Everything You Should Know About Harvard Before Applying

By Eric Eng

By Eric Eng

View of Harvard University building.

Everything You Should Know About Harvard Before Applying

For a lot of students throughout the United States – and really throughout the world – the dream of attending Harvard University as an undergraduate student is something that simply has to be pursued. As you surely already know, Harvard is one of the oldest and most prestigious schools in the country, and every year tens of thousands of students from all over the world apply to the school in hopes that they will prove impressive enough to get in.

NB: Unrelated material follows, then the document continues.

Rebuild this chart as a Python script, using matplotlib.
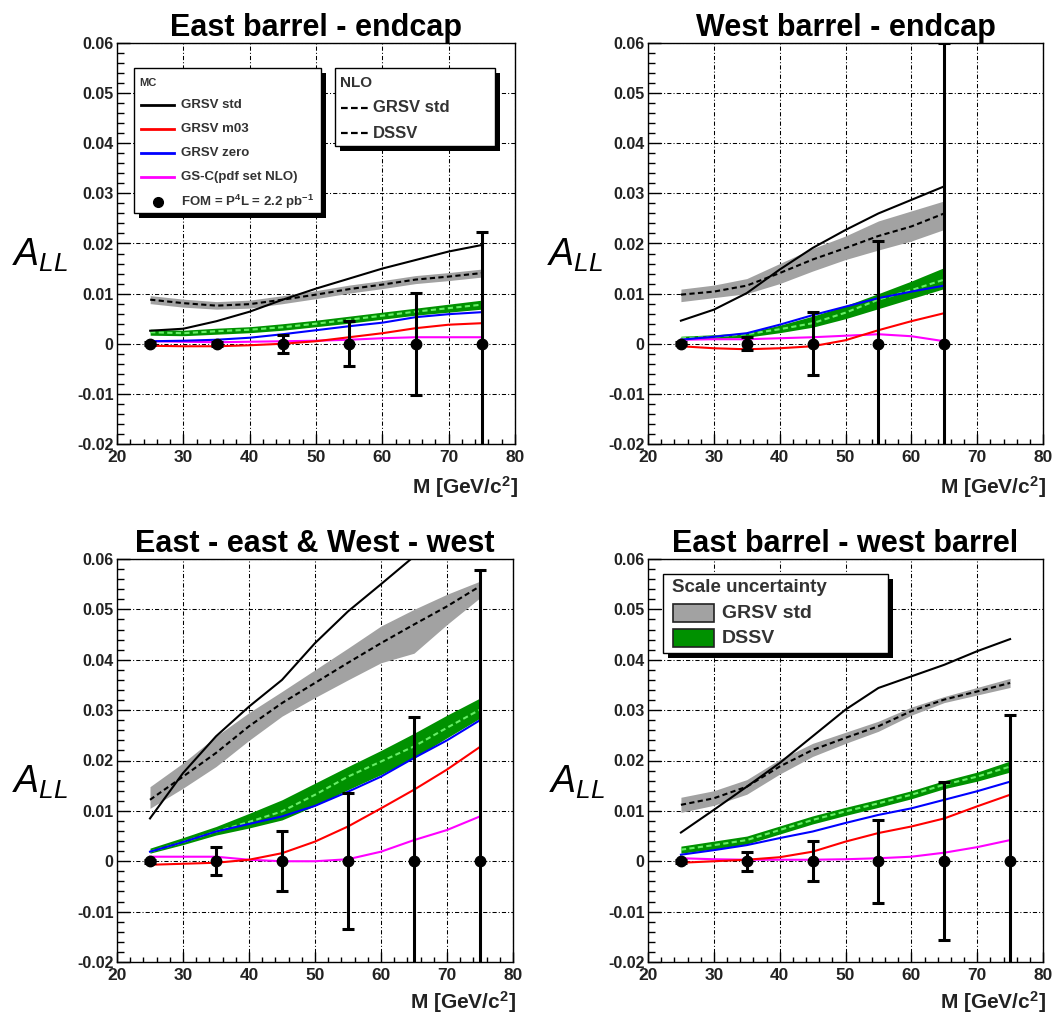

If you are amongst those students that plan to eventually apply to Harvard when the year of your application cycle finally comes around, then you are going to want to know what you need to know about Harvard.

The truth is that while Harvard is one of the very best schools in the world, it may not be for every student. Its combination of tradition, academic rigor and spirit of competition can be quite difficult and while Harvard has an incredibly high graduation rate, some students do end up transferring out of Harvard.

Beyond that, it is also incredibly important for any student – even if they are completely confident that Harvard is the school for them – should spend quite a lot of time researching the school, what the admissions process is like and the school and much more well before their application has to even get started.

Why is that, you may ask? The simple fact is that knowledge is an incredibly useful tool for any student that is trying to overcome the prohibitively low acceptance rates at Harvard and other schools in the Ivy League.

View of Harvard University surrounded by trees.

At AdmissionSight, we utilize and apply the years’ worth of experience within the college admissions landscape to help all of the students that we work with get into the schools of their dreams. It may not come as much of a shock to you that for many of our students, the school of their dreams are one of the eight schools within the Ivy League, just like Harvard is. When it comes to helping out students get in, we have a proven track record of success. In fact, 75.0 percent of the students that we have worked with over the years have gotten into either an Ivy League school like Harvard, Princeton or Yale or a top 10 school that isn’t in the Ivy League like UChicago, MIT or Stanford.

While we reserve our specific strategies for the students that we work with, we also believe that any student who is interested in getting into a top school should be able to gain access to some of the most important information that can help them on their way to success. That’s what brings us here.

We know just how hard it is to get into Harvard, and that is exactly why we wanted to break down some of the key information about the school. The hope is that if you know more about the school, you will be able to prepare better for your eventual application to Harvard!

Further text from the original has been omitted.